Seperti dilansir dari Al Jazeera, kesepakatan itu tertuang dalam dokumen setebal 13 halaman yang ditandatangani pada Sabtu (12/7/2025). Macron menyambut baik langkah tersebut dan menyebutnya sebagai wujud kepercayaan baru antara pemerintah pusat di Paris dan pemerintahan lokal di Noumea, ibu kota Kaledonia Baru. Dalam pernyataannya di platform X, Macron menulis, “Negara Bagian Kaledonia Baru di dalam Republik: ini adalah taruhan kepercayaan. Saatnya menunjukkan rasa hormat, stabilitas, dan niat baik untuk membangun masa depan bersama.”
Kesepakatan bersejarah ini membuka jalan bagi Noumea untuk menyelenggarakan referendum tambahan di masa depan. Referendum ini akan menyerahkan kekuasaan lebih jauh kepada otoritas lokal, termasuk di bidang pertahanan, keamanan, mata uang, dan peradilan. Apabila disetujui, hal ini dapat mengarah pada pengakuan resmi Kaledonia Baru sebagai negara anggota PBB.

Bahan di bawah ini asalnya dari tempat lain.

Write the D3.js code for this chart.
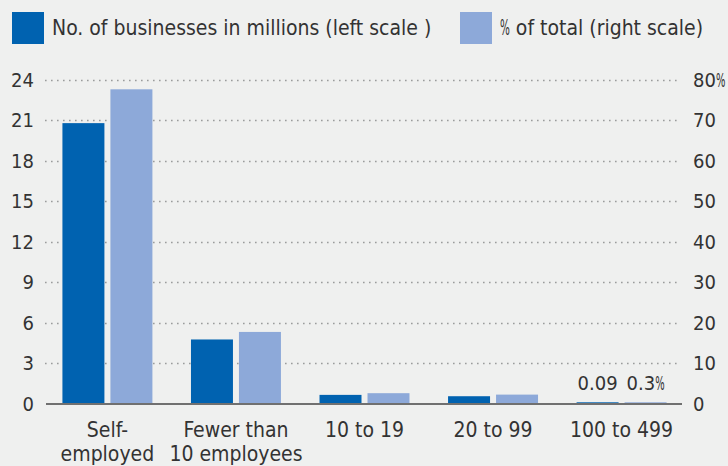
<!DOCTYPE html>
<html>
<head>
<meta charset="utf-8">
<script src="https://cdn.jsdelivr.net/npm/d3@7"></script>
<style>
  body { margin: 0; background: #eff0ef; }
  svg { display: block; font-family: "Liberation Sans Narrow", "DejaVu Sans Condensed", sans-serif; }
</style>
</head>
<body>
<svg id="chart"></svg>
<script>
// data
const categories = ['Self-employed', 'Fewer than 10 employees', '10 to 19', '20 to 99', '100 to 499'];
const catLines = [['Self-', 'employed'], ['Fewer than', '10 employees'], ['10 to 19'], ['20 to 99'], ['100 to 499']];
const businesses = [20.8, 4.75, 0.64, 0.54, 0.09];   // millions, left scale
const pctTotal = [77.7, 17.7, 2.55, 2.2, 0.3];       // %, right scale
const leftTicks = [0, 3, 6, 9, 12, 15, 18, 21, 24];
const rightTicks = [0, 10, 20, 30, 40, 50, 60, 70, 80];
const seriesNames = ['No. of businesses in millions (left scale )', '% of total (right scale)'];

const W = 728, H = 466;
const dark = '#0062b0', light = '#8da9d9';
const textCol = '#333';

const svg = d3.select('#chart').attr('width', W).attr('height', H);

const x = d3.scaleBand()
    .domain(categories)
    .range([47, 682])
    .paddingInner(0.3)
    .paddingOuter(0.12);

const yL = d3.scaleLinear().domain([0, 24]).range([403.5, 80]);
const yR = d3.scaleLinear().domain([0, 80]).range([403.5, 80]);

const barW = (x.bandwidth() - 6) / 2;

// narrow, full-height % sign like the original
function pctText(parent, px, py, num, rest, size, anchor) {
    const t = parent.append('text')
        .attr('x', px).attr('y', py).attr('dy', '0.35em')
        .attr('font-size', size).attr('fill', textCol)
        .text(num);
    const w = num === '' ? 0 : t.node().getComputedTextLength();
    const p = parent.append('text')
        .attr('font-size', size).attr('fill', textCol)
        .attr('dy', '0.35em')
        .text('%');
    const pw = p.node().getComputedTextLength() * 0.55;
    const r = parent.append('text')
        .attr('font-size', size).attr('fill', textCol)
        .attr('dy', '0.35em')
        .style('white-space', 'pre')
        .text(rest);
    const rw = rest ? r.node().getComputedTextLength() : 0;
    let x0 = px;
    if (anchor === 'middle') x0 = px - (w + pw + rw) / 2;
    t.attr('x', x0);
    p.attr('transform', `translate(${x0 + w},${py}) scale(0.55,1)`);
    r.attr('x', x0 + w + pw).attr('y', py);
}

// gridlines
svg.append('g')
    .selectAll('line')
    .data(leftTicks.filter(d => d > 0))
    .join('line')
    .attr('x1', 45).attr('x2', 681)
    .attr('y1', d => Math.round(yL(d)) + 0.5)
    .attr('y2', d => Math.round(yL(d)) + 0.5)
    .attr('stroke', '#9a9c9c')
    .attr('stroke-width', 1.6)
    .attr('stroke-dasharray', '1.6,4.4');

// bars
const g = svg.append('g');
g.selectAll('.b1')
    .data(categories)
    .join('rect')
    .attr('x', d => x(d))
    .attr('width', barW)
    .attr('y', (d, i) => yL(businesses[i]))
    .attr('height', (d, i) => yL(0) - yL(businesses[i]))
    .attr('fill', dark);

g.selectAll('.b2')
    .data(categories)
    .join('rect')
    .attr('x', d => x(d) + barW + 6)
    .attr('width', barW)
    .attr('y', (d, i) => yR(pctTotal[i]))
    .attr('height', (d, i) => yR(0) - yR(pctTotal[i]))
    .attr('fill', light);

// baseline
svg.append('line')
    .attr('x1', 46).attr('x2', 682)
    .attr('y1', yL(0) + 0.5).attr('y2', yL(0) + 0.5)
    .attr('stroke', '#707070')
    .attr('stroke-width', 2);

// left axis labels
svg.append('g')
    .selectAll('text')
    .data(leftTicks)
    .join('text')
    .attr('x', 34)
    .attr('y', d => yL(d))
    .attr('dy', '0.35em')
    .attr('text-anchor', 'end')
    .attr('font-size', 20)
    .attr('fill', textCol)
    .text(d => d);

// right axis labels
const rg = svg.append('g');
rightTicks.forEach(d => {
    if (d === rightTicks[rightTicks.length - 1]) pctText(rg, 693, yR(d), d, '', 20);
    else rg.append('text')
        .attr('x', 693).attr('y', yR(d)).attr('dy', '0.35em')
        .attr('font-size', 20).attr('fill', textCol)
        .text(d);
});

// category labels
const cl = svg.append('g')
    .selectAll('text')
    .data(categories)
    .join('text')
    .attr('x', d => x(d) + x.bandwidth() / 2)
    .attr('y', 437)
    .attr('text-anchor', 'middle')
    .attr('font-size', 21)
    .attr('fill', textCol);
cl.selectAll('tspan')
    .data((d, i) => catLines[i])
    .join('tspan')
    .attr('x', function() { return this.parentNode.getAttribute('x'); })
    .attr('dy', (d, i) => i === 0 ? 0 : 24)
    .text(d => d);

// value labels on last group
const last = categories[categories.length - 1];
svg.append('text')
    .attr('x', x(last) + barW / 2)
    .attr('y', 383)
    .attr('dy', '0.35em')
    .attr('text-anchor', 'middle')
    .attr('font-size', 20)
    .attr('fill', textCol)
    .text(businesses[businesses.length - 1]);
pctText(svg, x(last) + barW * 1.5 + 6, 383, pctTotal[pctTotal.length - 1], '', 20, 'middle');

// legend
const legX = [12, 460];
seriesNames.forEach((name, i) => {
    const lg = svg.append('g').attr('transform', `translate(${legX[i]},12)`);
    lg.append('rect')
        .attr('width', 32).attr('height', 32)
        .attr('fill', i === 0 ? dark : light);
    if (name.startsWith('%')) pctText(lg, 40, 16, '', name.slice(1), 21);
    else lg.append('text')
        .attr('x', 40).attr('y', 16).attr('dy', '0.35em')
        .attr('font-size', 21).attr('fill', textCol)
        .text(name);
});
</script>
</body>
</html>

Salah satu anggota parlemen, Nicolas Metzdorf, melihat kesepakatan ini sebagai kompromi yang sangat penting. “Kewarganegaraan Kaledonia adalah konsesi nyata, lahir dari tuntutan dialog,” ujarnya. Rencananya, parlemen Prancis akan membahas dan memberikan suara atas kesepakatan ini pada kuartal IV 2025. Jika lolos, hasilnya akan diajukan ke referendum rakyat Kaledonia Baru pada 2026.
Sebagai informasi, Kaledonia Baru telah diperintah oleh Prancis sejak abad ke-19, meskipun berjarak hampir 17.000 km (sekitar 10.600 mil) dari Paris. Selama ini, sejumlah sentimen ketidakpuasan telah disuarakan oleh suku pribumi Kanak, yang mencakup sekitar 40% dari populasi hampir 300.000 jiwa. Sentimen tersebut mencapai puncaknya saat kerusuhan meletus pada Mei 2024. Kerusuhan dipicu oleh protes Suku Kanak terhadap undang-undang Prancis yang mengizinkan ribuan penduduk non-pribumi yang telah lama tinggal di wilayah itu untuk memilih dalam pemilihan provinsi.

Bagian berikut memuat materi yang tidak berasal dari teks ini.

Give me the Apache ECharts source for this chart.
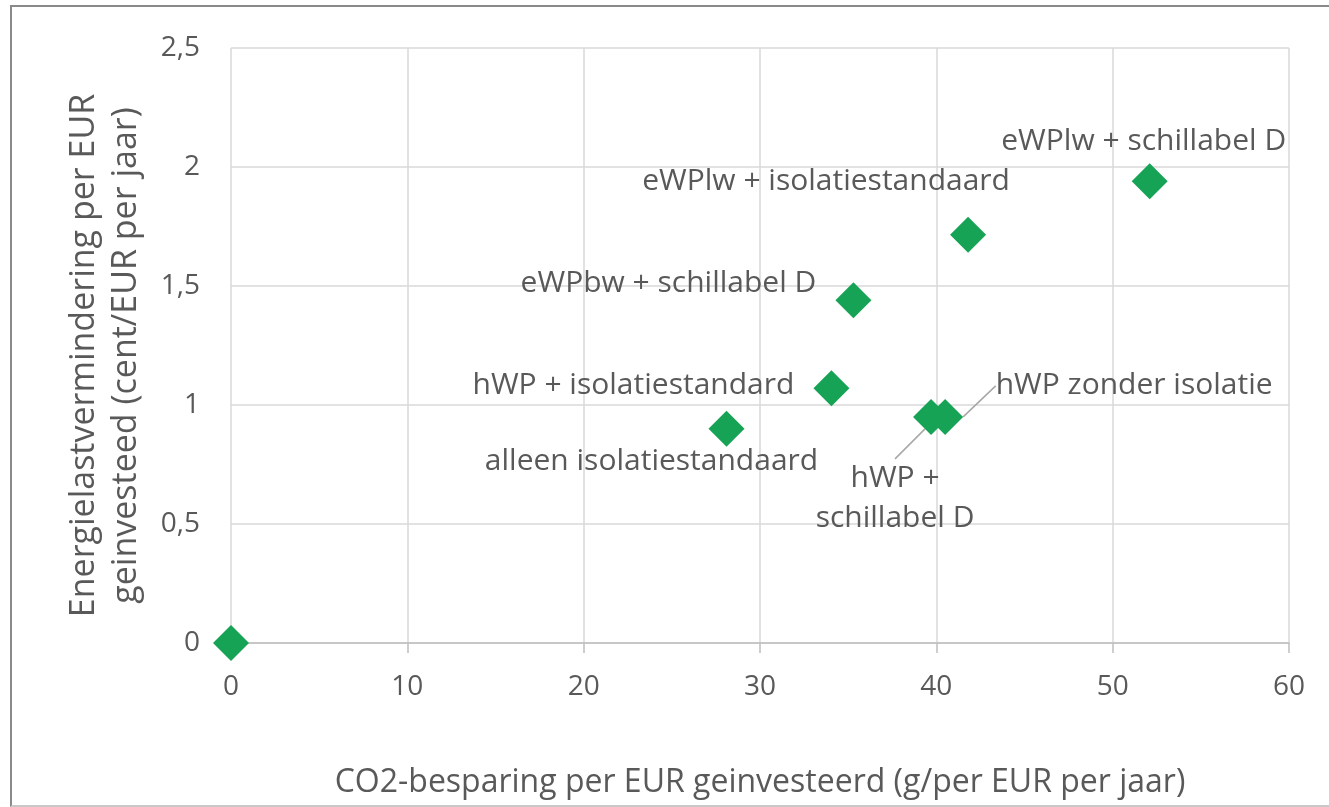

Suku Kanak merasa khawatir kebijakan tersebut akan menjadikan mereka minoritas permanen, melemahkan pengaruh mereka, dan menghancurkan peluang untuk meraih kemerdekaan. Kerusuhan berdarah ini menewaskan 14 orang dan menimbulkan kerugian ekonomi sebesar 2 miliar euro (sekitar Rp37 triliun), yang memangkas 10% dari PDB Kaledonia Baru. Dengan adanya kesepakatan baru ini, diharapkan ketegangan politik dan sosial di wilayah tersebut dapat mereda.